* Task directions: Begin with the opening line of the records and extract each line through the one holding "(385,201) -- (466,201);"; pictures are not part of the copy.

BEGIN Material for this task

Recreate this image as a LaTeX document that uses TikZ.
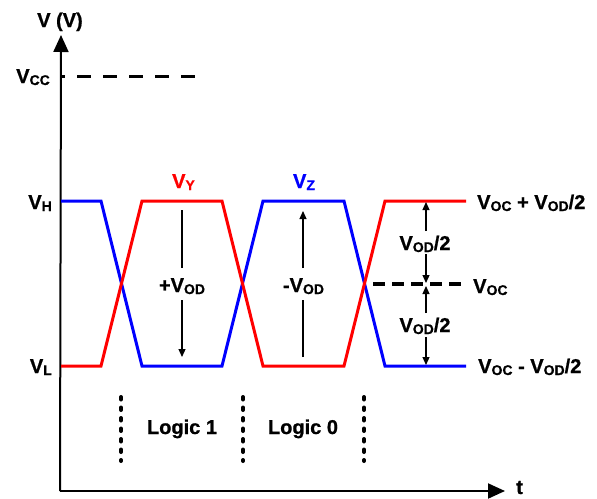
\documentclass[tikz,border=0pt]{standalone}
\usepackage{fontspec}
\setmainfont{Liberation Sans}[BoldFont={Liberation Sans Bold}]
\newfontfamily\lbfont{Liberation Sans Bold}[FakeBold=0.8]
\usetikzlibrary{arrows.meta}
\newcommand\sbs[1]{\raisebox{-2pt}{\fontsize{14}{14}\selectfont #1}}
\definecolor{myred}{RGB}{255,0,0}
\definecolor{myblue}{RGB}{0,0,255}
\begin{document}
\begin{tikzpicture}[x=1pt,y=-1pt,
  lbl/.style={inner sep=0pt, font=\lbfont\fontsize{20}{20}\selectfont},
  wave/.style={line width=3pt, line join=miter},
  axis/.style={line width=2pt, -{Triangle[length=17pt,width=15pt]}},
  meas/.style={line width=1.2pt},
  meastip/.style={meas, -{Triangle[length=8pt,width=7pt]}},
  thickdash/.style={line width=3pt, dash pattern=on 14pt off 12pt, dash phase=10pt},
  ocdash/.style={line width=3.5pt, dash pattern=on 12pt off 7pt},
  dotline/.style={line width=4pt, line cap=round, dash pattern=on 2.5pt off 8pt}
]
\useasboundingbox (0,0) rectangle (597,498);

% axes
\coordinate (O) at (61,491);
\coordinate (ytop) at (61,35);
\coordinate (xend) at (505,491);
\draw[axis] ([xshift=-1pt]O) -- (ytop);
\draw[axis] ([xshift=-1pt]O) -- (xend);

% Vcc dashed level
\coordinate (vcc1) at (61,76);
\coordinate (vcc2) at (198,76);
\draw[thickdash] (vcc1) -- (vcc2);

% waveforms
\draw[wave, myblue] (61,201) -- (101,201) -- (142,366) -- (222,366) -- (263,201) -- (344,201) -- (385,366) -- (466,366);
\draw[wave, myred] (61,366) -- (101,366) -- (142,201) -- (222,201) -- (263,366) -- (344,366) -- (385,201) -- (466,201);

% Voc dashed level
\coordinate (voc1) at (373,284);
\coordinate (voc2) at (461,284);
\draw[ocdash] (voc1) -- (voc2);

% logic boundaries
\foreach \x in {121,243,364}
  \draw[dotline] (\x,397) -- (\x,461);

% labels
\node[lbl, anchor=base] (vv) at (60,27) {V (V)};
\node[lbl, anchor=base east] (vcc) at (50,83) {V\sbs{CC}};
\node[lbl, anchor=base east] (vh) at (52,209) {V\sbs{H}};
\node[lbl, anchor=base east] (vl) at (52,373) {V\sbs{L}};
\node[lbl, anchor=base, text=myred] (vy) at (183.5,188) {V\sbs{Y}};
\node[lbl, anchor=base, text=myblue] (vz) at (304,188) {V\sbs{Z}};
\node[lbl, anchor=base] (pvod) at (182,292) {+V\sbs{OD}};
\node[lbl, anchor=base] (mvod) at (303.5,292) {-V\sbs{OD}};
\node[lbl, anchor=base] (hvod1) at (425,250) {V\sbs{OD}/2};
\node[lbl, anchor=base] (hvod2) at (425,332) {V\sbs{OD}/2};
\node[lbl, anchor=base west] (voc) at (473,293) {V\sbs{OC}};
\node[lbl, anchor=base west] (vocp) at (477,209) {V\sbs{OC} + V\sbs{OD}/2};
\node[lbl, anchor=base west] (vocm) at (478,373) {V\sbs{OC} - V\sbs{OD}/2};
\node[lbl, anchor=base] (l1) at (182,434) {Logic 1};
\node[lbl, anchor=base] (l0) at (303,434) {Logic 0};
\node[lbl, anchor=base west] (t) at (516,494) {t};

% +Vod arrow
\draw[meas] (182,210) -- (182,268);
\draw[meastip] (182,300) -- (182,357);
% -Vod arrow
\draw[meas] (303,357) -- (303,300);
\draw[meastip] (303,268) -- (303,211);
% Vod/2 arrows
\draw[meastip] (426,231) -- (426,202);
\draw[meastip] (426,254) -- (426,283);
\draw[meastip] (426,313) -- (426,286);
\draw[meastip] (426,337) -- (426,365);
\end{tikzpicture}
\end{document}
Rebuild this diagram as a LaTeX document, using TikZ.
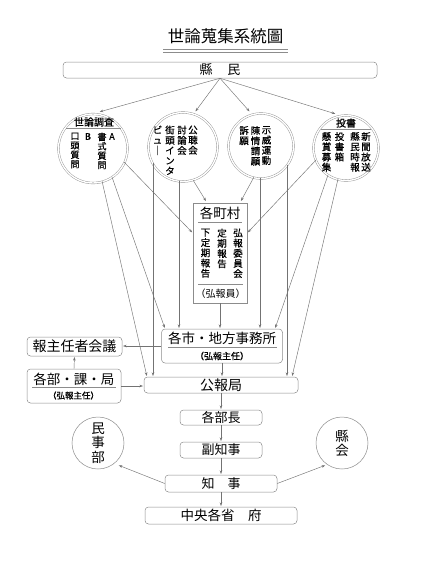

END Material for this task

* Exercise result:
Recreate this image as a LaTeX document that uses TikZ.
\documentclass[tikz,border=0pt]{standalone}
\usepackage{fontspec}
\setmainfont{Liberation Sans}[BoldFont={Liberation Sans Bold}]
\newfontfamily\lbfont{Liberation Sans Bold}[FakeBold=0.8]
\usetikzlibrary{arrows.meta}
\newcommand\sbs[1]{\raisebox{-2pt}{\fontsize{14}{14}\selectfont #1}}
\definecolor{myred}{RGB}{255,0,0}
\definecolor{myblue}{RGB}{0,0,255}
\begin{document}
\begin{tikzpicture}[x=1pt,y=-1pt,
  lbl/.style={inner sep=0pt, font=\lbfont\fontsize{20}{20}\selectfont},
  wave/.style={line width=3pt, line join=miter},
  axis/.style={line width=2pt, -{Triangle[length=17pt,width=15pt]}},
  meas/.style={line width=1.2pt},
  meastip/.style={meas, -{Triangle[length=8pt,width=7pt]}},
  thickdash/.style={line width=3pt, dash pattern=on 14pt off 12pt, dash phase=10pt},
  ocdash/.style={line width=3.5pt, dash pattern=on 12pt off 7pt},
  dotline/.style={line width=4pt, line cap=round, dash pattern=on 2.5pt off 8pt}
]
\useasboundingbox (0,0) rectangle (597,498);

% axes
\coordinate (O) at (61,491);
\coordinate (ytop) at (61,35);
\coordinate (xend) at (505,491);
\draw[axis] ([xshift=-1pt]O) -- (ytop);
\draw[axis] ([xshift=-1pt]O) -- (xend);

% Vcc dashed level
\coordinate (vcc1) at (61,76);
\coordinate (vcc2) at (198,76);
\draw[thickdash] (vcc1) -- (vcc2);

% waveforms
\draw[wave, myblue] (61,201) -- (101,201) -- (142,366) -- (222,366) -- (263,201) -- (344,201) -- (385,366) -- (466,366);
\draw[wave, myred] (61,366) -- (101,366) -- (142,201) -- (222,201) -- (263,366) -- (344,366) -- (385,201) -- (466,201);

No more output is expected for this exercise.